Para empezar a cambiar el destino, primero hay que aprender a modificar el pensamiento que conforma los automatismos que son las actitudes. Esto debe hacerse con ejercicios mentales sistemáticos a partir de estados de relajación para implantar en el cerebro una actitud nueva en el lugar que ocupaba la antigua. Por ejemplo: si yo soy un ser intolerante e irascible, voy a limpiarme de esta actitud sustituyéndola por el ejercicio de la tolerancia. Y entonces crear una forma mental de tolerancia sobre la cual, día tras día, ir depositando sucesivas capas de pensamiento, hasta llegar a llenar el espacio mental que ocupaba la anterior. No es difícil, pero requiere un trabajo diario y constante durante bastante tiempo. Una vez implantada la nueva actitud o modelo de comportamiento, hay que crear una forma mental que sea el objetivo o meta que se quiera alcanzar, perseverando igualmente todos los días, y ponerse a trabajar físicamente para lograrlo.
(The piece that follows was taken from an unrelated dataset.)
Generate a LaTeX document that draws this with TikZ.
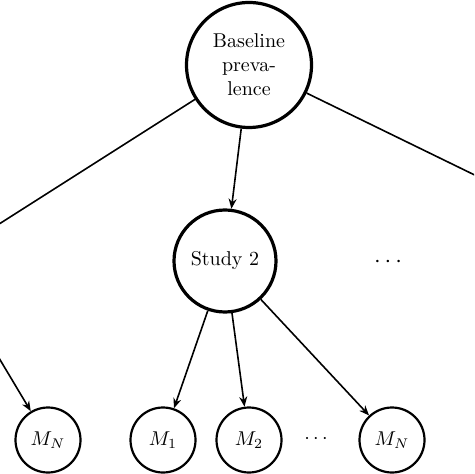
\documentclass[tikz,border=0pt]{standalone}
\usetikzlibrary{arrows.meta}
\tikzset{
  bignode/.style={circle, draw, line width=1.6pt, inner sep=0pt, align=center, font=\normalsize},
  mnode/.style={circle, draw, line width=1.1pt, inner sep=0pt, minimum size=32.5pt},
  conn/.style={line width=0.8pt, -{Stealth[length=5pt,width=4pt]}},
}
\begin{document}
\begin{tikzpicture}[x=0.5pt, y=-0.5pt]
  \useasboundingbox (0,0) rectangle (474,474);
  \clip (0,0) rectangle (474,474);
  \fill[white] (0,0) rectangle (474,474);
  % top node
  \node[bignode, minimum size=62.5pt] (B) at (249,65) {Baseline\\preva-\\lence};
  \node[bignode, minimum size=51pt] (S2) at (225,261) {Study 2};
  \coordinate (S1) at (-59,261);
  \coordinate (S3) at (651,261);
  \node[font=\large] (D1) at (388,262) {$\cdots$};
  % bottom nodes
  \node[mnode] (MNl) at (48,440) {$M_N$};
  \node[mnode] (M1) at (163,440) {$M_1$};
  \node[mnode] (M2) at (249,440) {$M_2$};
  \node (D2) at (316,439) {$\cdots$};
  \node[mnode] (MNr) at (392,440) {$M_N$};
  % connectors
  \draw[conn] (B) -- (S1);
  \draw[conn] (B) -- (S2);
  \draw[conn] (B) -- (S3);
  \draw[conn] (S1) -- (MNl);
  \draw[conn] (S2) -- (M1);
  \draw[conn] (S2) -- (M2);
  \draw[conn] (S2) -- (MNr);
\end{tikzpicture}
\end{document}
Sólo así será factible, dentro de lo posible, alcanzar un nuevo destino benéfico o neutralizar un viejo destino inevitable.
La Forza del destino es una ópera de Giuseppe Verdi que se estrenó en el teatro Kammeni Bolshói de San Petesburgo el 10 de Noviembre de 1862. Ilustra musicalmente esta enorme fuerza (simbolizada por poderosos toques de trompeta que simbolizan la inexorabilidad del destino) y ayuda a comprender sin razonamientos la dependencia humana de las consecuencias de nuestros actos vitales. Pero en la misma música es perceptible, a pesar de todo, un resquicio para la esperanza. Existen dentro del cerebro herramientas para eludir la fatalidad y más que eso: tenemos un material mental que trasciende y puede llevar al éxito; sólo tenemos que soñar y trabajar.
Es triste reconocerlo pero la mayor parte de los seres humanos no lo conseguirá jamás, porque la endogamia de sus pensamientos acabará haciéndoles caminar en círculos. Quién no tenga la intención de cambiar no cambiará, y a veces es justamente modificar las intenciones lo más difícil de alcanzar. Me viene a la memoria una anécdota narrada por Josep Pla durante una de sus estancias en Cadaqués. Sentados en la terraza del bar Marítim, unos veraneantes franceses explicaban dramáticamente los detalles del naufragio de su yate deportivo en la costa de Cap de Creus. Entre los tertulianos se encontraba un viejo marino del pueblo, un hombre mayor que había navegado por todos los mares del mundo y que ahora, ya jubilado, siempre fumaba y parecía ausente, sin hablar prácticamente nunca. Pero esta vez había escuchado la narración de los acontecimientos con especial atención. Al disolverse la reunión, cuando todos se habían marchado ya, se puso en pié y miró al señor Pla y, a modo de confidencia, le dijo: "en el mar, siempre naufragan los mismos".